Background and purpose: alpha-Humulene and trans-caryophyllene are sesquiterpene compounds identified in the essential oil of Cordia verbenacea which display topical and systemic anti-inflammatory effects in different experimental models. However, the molecular mechanisms through which they exert their anti-inflammatory activity still remain unclear. Here, we evaluate the effects of alpha-humulene and trans-caryophyllene on the acute inflammatory responses elicited by LPS.
Experimental approach: The biological activities of alpha-humulene and trans-caryophyllene were investigated in a model of acute inflammation in rat paw, induced by LPS and characterized by paw oedema, neutrophil recruitment, cytokine production, activation of MAP kinases and NF-kappaB and up-regulated expression of kinin B(1) receptors.
Key results: Treatment with either alpha-humulene or trans-caryophyllene effectively reduced neutrophil migration and activation of NF-kappaB induced by LPS in the rat paw.
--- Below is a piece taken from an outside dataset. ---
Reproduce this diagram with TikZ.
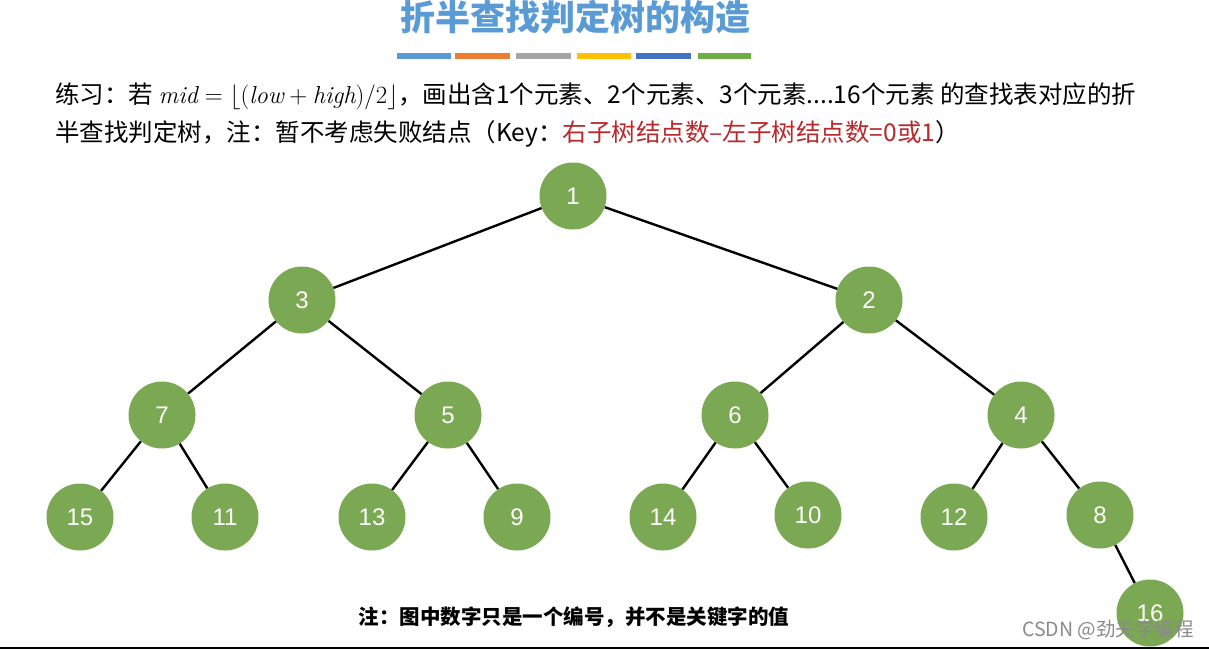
\documentclass[tikz,border=0pt]{standalone}
\usepackage{fontspec}
\newfontfamily\cjk{Noto Sans CJK SC}
\newfontfamily\arialf{Liberation Sans}
\definecolor{tblue}{HTML}{5B9BD5}
\definecolor{bar1}{HTML}{5B9BD5}
\definecolor{bar2}{HTML}{ED7D31}
\definecolor{bar3}{HTML}{A5A5A5}
\definecolor{bar4}{HTML}{FFC000}
\definecolor{bar5}{HTML}{4472C4}
\definecolor{bar6}{HTML}{70AD47}
\definecolor{ngreen}{HTML}{7BA853}
\definecolor{keyred}{HTML}{B8282C}
\definecolor{wmgray}{HTML}{8A8A8A}
\tikzset{
  gnode/.style={circle, fill=ngreen, minimum size=67pt, inner sep=0pt, text=white,
    font=\arialf\fontsize{24}{24}\selectfont},
  edge/.style={line width=2.4pt, black},
  txt/.style={inner sep=0pt, anchor=west, font=\cjk\fontsize{24.5}{28}\selectfont},
}
\begin{document}
\begin{tikzpicture}[x=1pt,y=-1pt]
\useasboundingbox (0,0) rectangle (1209,649);
\fill[white] (0,0) rectangle (1209,649);
% title
\node[inner sep=0pt, text=tblue, font=\cjk\bfseries\fontsize{35}{38}\selectfont] (title) at (575,17) {折半查找判定树的构造};
% bars
\fill[bar1] (397,53) rectangle (451,59);
\fill[bar2] (455,53) rectangle (510,59);
\fill[bar3] (516,53) rectangle (571,59);
\fill[bar4] (577,53) rectangle (631,59);
\fill[bar5] (636,53) rectangle (691,59);
\fill[bar6] (698,53) rectangle (751,59);
% text lines
\node[txt] (line1) at (55,96) {练习：若 $\mathit{mid}=\lfloor(\mathit{low}+\mathit{high})/2\rfloor$，画出含1个元素、2个元素、3个元素....16个元素 的查找表对应的折};
\node[txt] (line2) at (55,134) {半查找判定树，注：暂不考虑失败结点（Key：\textcolor{keyred}{右子树结点数–左子树结点数=0或1}）};
% tree nodes
\node[gnode] (n1) at (573,196) {1};
\node[gnode] (n3) at (302,300) {3};
\node[gnode] (n2) at (869,300) {2};
\node[gnode] (n7) at (162,415) {7};
\node[gnode] (n5) at (448,415) {5};
\node[gnode] (n6) at (735,415) {6};
\node[gnode] (n4) at (1021,415) {4};
\node[gnode] (n15) at (80,517) {15};
\node[gnode] (n11) at (225,517) {11};
\node[gnode] (n13) at (372,517) {13};
\node[gnode] (n9) at (517,517) {9};
\node[gnode] (n14) at (663,517) {14};
\node[gnode] (n10) at (808,515) {10};
\node[gnode] (n12) at (954,517) {12};
\node[gnode] (n8) at (1100,515) {8};
\node[gnode] (n16) at (1150,613) {16};
% edges
\draw[edge] (n1) -- (n3);
\draw[edge] (n1) -- (n2);
\draw[edge] (n3) -- (n7);
\draw[edge] (n3) -- (n5);
\draw[edge] (n2) -- (n6);
\draw[edge] (n2) -- (n4);
\draw[edge] (n7) -- (n15);
\draw[edge] (n7) -- (n11);
\draw[edge] (n5) -- (n13);
\draw[edge] (n5) -- (n9);
\draw[edge] (n6) -- (n14);
\draw[edge] (n6) -- (n10);
\draw[edge] (n4) -- (n12);
\draw[edge] (n4) -- (n8);
\draw[edge] (n8) -- (n16);
% bottom note
\node[inner sep=0pt, font=\cjk\bfseries\fontsize{20.5}{24}\selectfont] (note) at (574,617) {注：图中数字只是一个编号，并不是关键字的值};
% bottom rule
\coordinate (bl) at (0,647.5);
\coordinate (br) at (1209,647.5);
\draw[line width=2pt, black] (bl) -- (br);
% watermark
\node[inner sep=0pt, anchor=west, text=wmgray, font=\cjk\fontsize{19.5}{21}\selectfont] (wm) at (1022,630) {CSDN @劲夫学编程};
\end{tikzpicture}
\end{document}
However, only alpha-humulene significantly reduced the increase in TNF-alpha and IL-1beta levels, paw oedema and the up-regulation of B(1) receptors following treatment with LPS. Both compounds failed to interfere with the activation of the MAP kinases, ERK, p38 and JNK.
Conclusions and implications: Both alpha-humulene and trans-caryophyllene inhibit the LPS-induced NF-kappaB activation and neutrophil migration, although only alpha-humulene had the ability to prevent the production of pro-inflammatory cytokines TNF-alpha and IL-1beta and the in vivo up-regulation of kinin B(1) receptors. These data provide additional molecular and functional insights into the beneficial effects of the sesquiterpenes alpha-humulene and trans-caryophyllene isolated from the essential oil of Cordia verbenacea as agents for the management of inflammatory diseases.